Bima, BeritaTKP.com – Penanganan kasus dugaan korupsi dana hibah senilai Rp 27,4 miliar yang diterima Komisi Pemilihan Umum (KPU) Kabupaten Bima dari Pemerintah Kabupaten (Pemkab) Bima, Nusa Tenggara Barat (NTB) untuk pelaksanaan Pilkada 2024, terus berlanjut. Satuan Reserse Kriminal (Satreskrim) Polres Bima saat ini telah memasuki tahap penyelidikan intensif dengan memeriksa sejumlah pihak.
Kasatreskrim Polres Bima, AKP Abdul Malik, mengonfirmasi bahwa penyidik telah meminta keterangan dari Kepala Sekretariat dan Bendahara KPU Kabupaten Bima. Pemeriksaan tersebut berkaitan langsung dengan pengelolaan anggaran hibah yang digunakan untuk berbagai tahapan Pilkada dan Pemilihan Legislatif (Pileg).
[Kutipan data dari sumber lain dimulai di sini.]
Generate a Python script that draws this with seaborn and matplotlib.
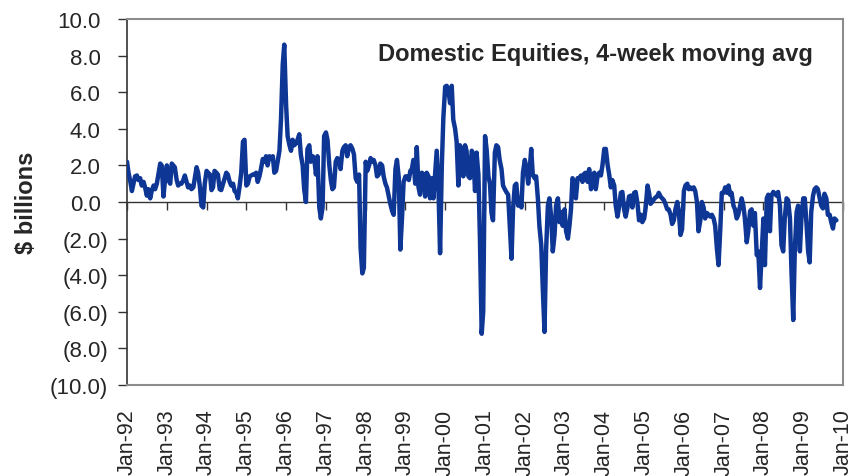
import pandas as pd
import seaborn as sns
import matplotlib.pyplot as plt
import matplotlib.dates as mdates
import matplotlib.ticker as mticker
from matplotlib.transforms import ScaledTranslation

v1992 = [2.2, 1.6, 1.1, 0.6, 1.0, 1.4, 1.45, 1.2, 1.3, 0.9, 1.1, 0.8,
         0.35, 0.7, 0.2, 0.6, 0.9, 0.7, 1.0, 1.5, 2.1, 2.0, 0.3, 1.2]
v1993 = [2.0, 1.2, 1.0, 2.1, 2.0, 1.9, 1.2, 0.9, 1.0, 1.0, 1.2, 1.45,
         1.1, 0.8, 0.9, 0.7, 0.8, 1.3, 1.9, 1.6, 0.8, -0.2, -0.3, 1.0]
v1994 = [1.7, 1.6, 1.5, 0.65, 0.8, 1.7, 1.6, 1.5, 0.7, 0.65, 1.0, 1.3,
         1.6, 1.5, 1.1, 0.9, 1.0, 0.6, 0.5, 0.2, 0.9, 1.6, 3.3, 3.4]
v1995 = [0.9, 1.0, 1.4, 1.45, 1.5, 1.5, 1.6, 1.1, 1.4, 1.8, 2.35, 2.2,
         2.5, 2.0, 2.5, 2.4, 2.5, 1.6, 1.7, 2.2, 2.8, 4.5, 7.5, 8.6]
v1996 = [5.3, 3.6, 3.1, 2.8, 3.4, 3.1, 3.2, 3.4, 3.7, 2.6, 2.0, 0.7,
         0.0, 2.9, 3.1, 2.2, 2.5, 2.4, 1.5, 2.5, -0.3, -0.9, -0.3, 3.6]
v1997 = [3.8, 3.4, 2.0, 1.2, 0.7, 0.8, 2.2, 2.4, 2.3, 1.8, 2.8, 3.0,
         3.1, 2.5, 3.0, 3.1, 2.9, 2.6, 1.3, 1.1, 1.5, -2.5, -3.9, -3.6]
v1998 = [2.2, 1.7, 2.0, 2.4, 2.2, 2.3, 2.0, 1.4, 1.5, 2.1, 2.0, 1.4,
         1.0, 0.8, 0.3, -0.1, -0.5, -0.7, 1.8, 2.3, 1.3, -2.6, -0.8, 1.1]
v1999 = [1.4, 1.4, 1.2, 1.7, 1.8, 2.3, 1.0, 3.0, 0.8, 0.4, 1.6, 1.5,
         0.3, 1.6, 1.4, 0.2, 1.3, 0.2, 1.6, 2.8, 0.5, -2.8, 2.0, 4.6]
v2000 = [6.3, 6.35, 6.0, 5.4, 6.35, 4.5, 4.0, 3.3, 0.9, 3.1, 2.8, 1.4,
         3.1, 2.8, 1.4, 1.3, 2.8, 2.6, 0.6, 2.7, 1.5, -2.0, -7.2, -6.0]
v2001 = [3.6, 2.9, 1.4, 1.0, -0.6, -1.0, 2.7, 3.1, 3.0, 2.3, 1.8, 0.9,
         0.7, 0.55, 0.4, -1.2, -3.1, -0.4, 0.9, 1.0, -0.2, 0.2, -0.3, 1.6]
v2002 = [2.3, 1.9, 1.0, 1.8, 2.9, 1.5, 1.3, 1.4, 0.2, -1.3, -2.35, -4.7,
         -7.1, -2.7, -0.2, 0.2, -0.9, -2.7, -1.8, -0.2, 0.2, -1.1, -0.55, -1.3]
v2003 = [-0.4, -1.6, -2.0, -1.3, -0.4, 1.3, 1.1, 0.2, 1.3, 1.3, 1.45, 1.1,
         1.55, 1.6, 1.1, 1.8, 0.7, 1.45, 1.6, 0.7, 1.45, 1.6, 1.45, 2.0]
v2004 = [2.9, 2.9, 2.0, 1.5, 0.8, 1.2, 0.9, -0.2, -0.8, -0.3, 0.5, 0.55,
         -0.4, -0.8, -0.3, 0.3, 0.35, -0.3, 0.5, 0.55, -0.1, -1.0, -0.7, -1.1]
v2005 = [-0.9, -0.3, 0.9, 0.5, -0.1, 0.0, 0.15, 0.25, 0.3, 0.5, 0.3, 0.2,
         0.1, -0.1, -0.4, -0.4, -0.7, -1.2, -1.0, -0.4, 0.0, -0.5, -1.8, -1.5]
v2006 = [0.6, 0.9, 1.0, 0.7, 0.8, 0.7, 0.8, 0.6, 0.0, -1.6, -1.0, 0.0,
         -0.3, -0.9, -0.6, -0.7, -0.8, -0.7, -0.9, -1.3, -2.6, -3.45, -1.5, 0.5]
v2007 = [0.5, 0.8, 0.5, 0.9, 0.4, 0.5, -0.2, -0.4, -0.9, -0.7, -0.2, 0.2,
         -0.2, -0.9, -2.2, -1.6, -0.5, -0.4, -1.3, -0.6, -2.9, -2.7, -4.7, -3.0]
v2008 = [-0.9, -3.45, 0.2, 0.4, -1.6, 0.35, 0.55, 0.45, 0.35, 0.55, -0.2, -2.35,
         -2.7, -0.9, 0.2, 0.1, -0.9, -3.8, -6.45, -2.7, -0.55, -0.2, -2.7, -0.9]
v2009 = [0.2, 0.2, -1.3, -2.7, -3.3, -0.55, 0.35, 0.7, 0.8, 0.7, 0.2, -0.2,
         -0.35, 0.45, 0.2, -0.7, -0.7, -1.1, -1.45, -0.9, -1.0]

y_ticks = [-10, -8, -6, -4, -2, 0, 2, 4, 6, 8, 10]

flows = (v1992 + v1993 + v1994 + v1995 + v1996 + v1997 + v1998 + v1999 + v2000
         + v2001 + v2002 + v2003 + v2004 + v2005 + v2006 + v2007 + v2008 + v2009)
dates = pd.date_range('1992-01-01', periods=len(flows), freq='SMS')
df = pd.DataFrame({'date': dates, 'flow': flows})

sns.set_style('white')
plt.rcParams['font.family'] = ['Liberation Sans', 'DejaVu Sans']

fig = plt.figure(figsize=(8.54, 4.77), dpi=100)
ax = fig.add_axes([127 / 854, 1 - 386 / 477, 716 / 854, 366 / 477])

ax.axhline(0, color='#333333', lw=1.0, zorder=1)
sns.lineplot(data=df, x='date', y='flow', ax=ax, color='#0E3694', lw=3.2, zorder=3)

ax.set_xlim(pd.Timestamp('1992-01-01'), pd.Timestamp('2010-01-01'))
ax.set_ylim(-10, 10)
ax.set_yticks(y_ticks)
ax.set_yticklabels([f'({abs(v):.1f})' if v < 0 else f'{v:.1f}' for v in y_ticks])
ax.xaxis.set_major_locator(mdates.YearLocator())
ax.xaxis.set_major_formatter(mdates.DateFormatter('%b-%y'))

ax.tick_params(axis='y', left=True, direction='out', length=6.5, width=1,
               color='#333333', pad=7, labelsize=16)
ax.tick_params(axis='x', bottom=True, length=0, pad=17, labelsize=15.5,
               labelrotation=90)

# small year ticks sit on the zero line
sec = ax.secondary_xaxis(0.5)
sec.xaxis.set_major_locator(mdates.YearLocator())
sec.xaxis.set_major_formatter(mticker.NullFormatter())
sec.xaxis.set_ticks_position('bottom')
sec.tick_params(axis='x', direction='out', length=6, width=1, color='#333333',
                labelbottom=False, labeltop=False)
for side in sec.spines:
    sec.spines[side].set_visible(False)

for side in ['top', 'right', 'bottom']:
    ax.spines[side].set_color('#8c8c8c')
    ax.spines[side].set_linewidth(1.5)
ax.spines['left'].set_color('#333333')
ax.spines['left'].set_linewidth(1.2)

ax.set_xlabel('')
ax.set_ylabel('$ billions', fontsize=17, fontweight='bold')
ax.yaxis.set_label_coords(-0.124, 0.5)

ax.text(0.958, 0.905, 'Domestic Equities, 4-week moving avg', transform=ax.transAxes,
        ha='right', va='center', fontsize=17, fontweight='bold')

# positive labels leave room for the ")" like the Excel number format
fig.canvas.draw()
shift = ScaledTranslation(-7.5 / 100, 0, fig.dpi_scale_trans)
for lab in ax.get_yticklabels():
    if not lab.get_text().startswith('('):
        lab.set_transform(lab.get_transform() + shift)

fig.savefig('out.png', dpi=100)
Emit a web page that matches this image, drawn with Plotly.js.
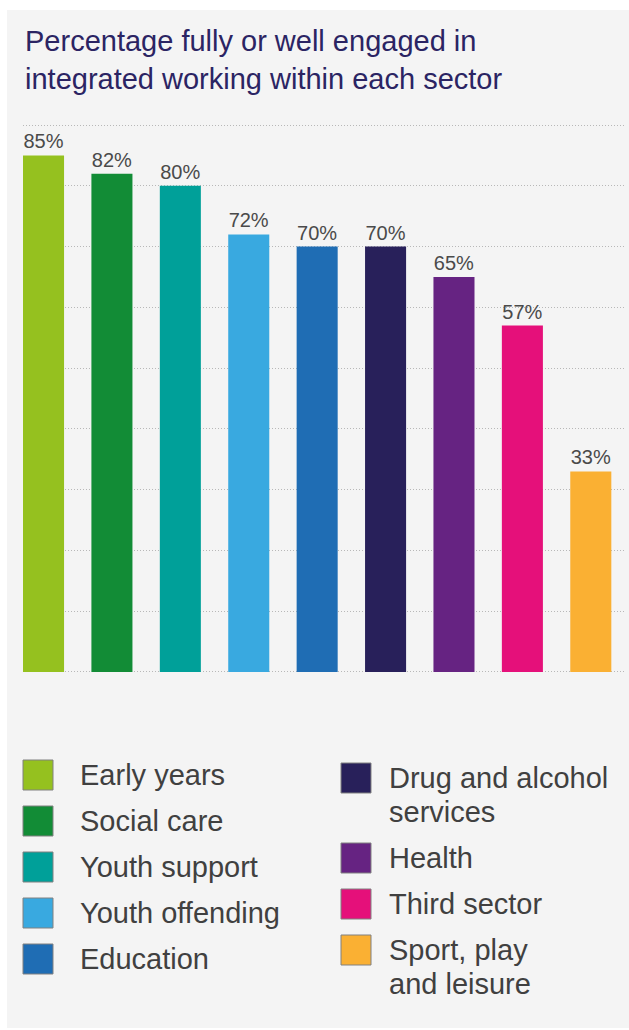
<!DOCTYPE html>
<html>
<head>
<meta charset="utf-8">
<script src="https://cdn.plot.ly/plotly-3.0.1.min.js"></script>
<style>
  html, body { margin: 0; padding: 0; background: #ffffff; }
  #chart { position: absolute; left: 7px; top: 10px; width: 622px; height: 1018px; }
</style>
</head>
<body>
<div id="chart"></div>
<script>
// ---- data ----
const categories = ['Early years', 'Social care', 'Youth support', 'Youth offending', 'Education',
                    'Drug and alcohol services', 'Health', 'Third sector', 'Sport, play and leisure'];
const values = [85, 82, 80, 72, 70, 70, 65, 57, 33];
const legendLabels = ['Early years', 'Social care', 'Youth support', 'Youth offending', 'Education',
                      'Drug and alcohol<br>services', 'Health', 'Third sector', 'Sport, play<br>and leisure'];
const colors = ['#95c11f', '#128c36', '#00a099', '#39a9e0', '#1f6db4',
                '#28205a', '#662382', '#e5107a', '#fab033'];
const yTicks = [0, 10, 20, 30, 40, 50, 60, 70, 80, 90];

// ---- layout geometry (div is 622 x 1018, offset 7,10 on page) ----
const W = 622, H = 1018;
const M = { l: 16, r: 4, t: 112, b: 353 };
const PW = W - M.l - M.r, PH = H - M.t - M.b;
const px2x = px => (px - 7 - M.l) / PW;          // page px -> paper x
const py2y = py => (H - M.b - (py - 10)) / PH;    // page px -> paper y

const FONT = 'Liberation Sans, Arial, Helvetica, sans-serif';

const trace = {
  type: 'bar',
  x: categories,
  y: values,
  base: 0,
  width: 0.6,
  marker: { color: colors, line: { width: 0 } },
  text: values.map(v => v + '%'),
  textposition: 'outside',
  textfont: { family: FONT, size: 20, color: '#4a4a4a' },
  cliponaxis: false,
  hoverinfo: 'x+y',
  showlegend: false
};

// ---- custom legend (two columns) built from the arrays ----
const shapes = [], annotations = [];
const rowPitch = 46, linePitch = 34;
const cols = [
  { idx: [0, 1, 2, 3, 4], sx: 23, tx: 78, start: 775 },
  { idx: [5, 6, 7, 8], sx: 341, tx: 387, start: 778 }
];
cols.forEach(c => {
  let cy = c.start;
  c.idx.forEach(i => {
    shapes.push({
      type: 'rect', xref: 'paper', yref: 'paper',
      x0: px2x(c.sx), x1: px2x(c.sx + 30),
      y0: py2y(cy - 15), y1: py2y(cy + 15),
      fillcolor: colors[i], line: { color: '#808080', width: 1 }
    });
    const lines = legendLabels[i].split('<br>');
    lines.forEach((ln, k) => {
      annotations.push({
        xref: 'paper', yref: 'paper', x: px2x(c.tx), y: py2y(cy + k * linePitch),
        xanchor: 'left', yanchor: 'middle', align: 'left', showarrow: false,
        text: ln,
        font: { family: FONT, size: 29, color: '#404040' }
      });
    });
    cy += rowPitch + (lines.length - 1) * linePitch;
  });
});

const layout = {
  width: W, height: H,
  margin: M,
  paper_bgcolor: '#f4f4f4',
  plot_bgcolor: 'rgba(0,0,0,0)',
  title: {
    text: 'Percentage fully or well engaged in<br>integrated working within each sector',
    font: { family: FONT, size: 29, color: '#2b2463' },
    xref: 'container', yref: 'container',
    x: 18 / W, xanchor: 'left',
    y: 1 - 41 / H, yanchor: 'top'
  },
  xaxis: {
    type: 'category',
    range: [-0.3, 8.5],
    showticklabels: false, showgrid: false, zeroline: false, showline: false, ticks: ''
  },
  yaxis: {
    range: [-0.5, 90.5],
    tickvals: yTicks,
    showticklabels: false, ticks: '',
    showgrid: true, gridcolor: '#b8b8b8', gridwidth: 1, griddash: '1px,2px',
    zeroline: false, showline: false
  },
  bargap: 0.4,
  shapes: shapes,
  annotations: annotations,
  showlegend: false
};

Plotly.newPlot('chart', [trace], layout, { displayModeBar: false, staticPlot: true });
</script>
</body>
</html>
“Proses penyelidikan kasus KPU ini masih panjang. Karena kami harus memeriksa seluruh PPK dan PPS se-Kabupaten Bima,” ujar Malik saat diwawancara, Minggu (22/6).
Berdasarkan data, jumlah total Panitia Pemilihan Kecamatan (PPK) dan Panitia Pemungutan Suara (PPS) yang akan diperiksa mencapai 663 orang. Rinciannya, terdapat 90 orang PPK yang tersebar di 18 kecamatan dan 573 orang PPS dari 191 desa di Kabupaten Bima. Setiap kecamatan diisi oleh lima PPK, sementara setiap desa memiliki tiga PPS.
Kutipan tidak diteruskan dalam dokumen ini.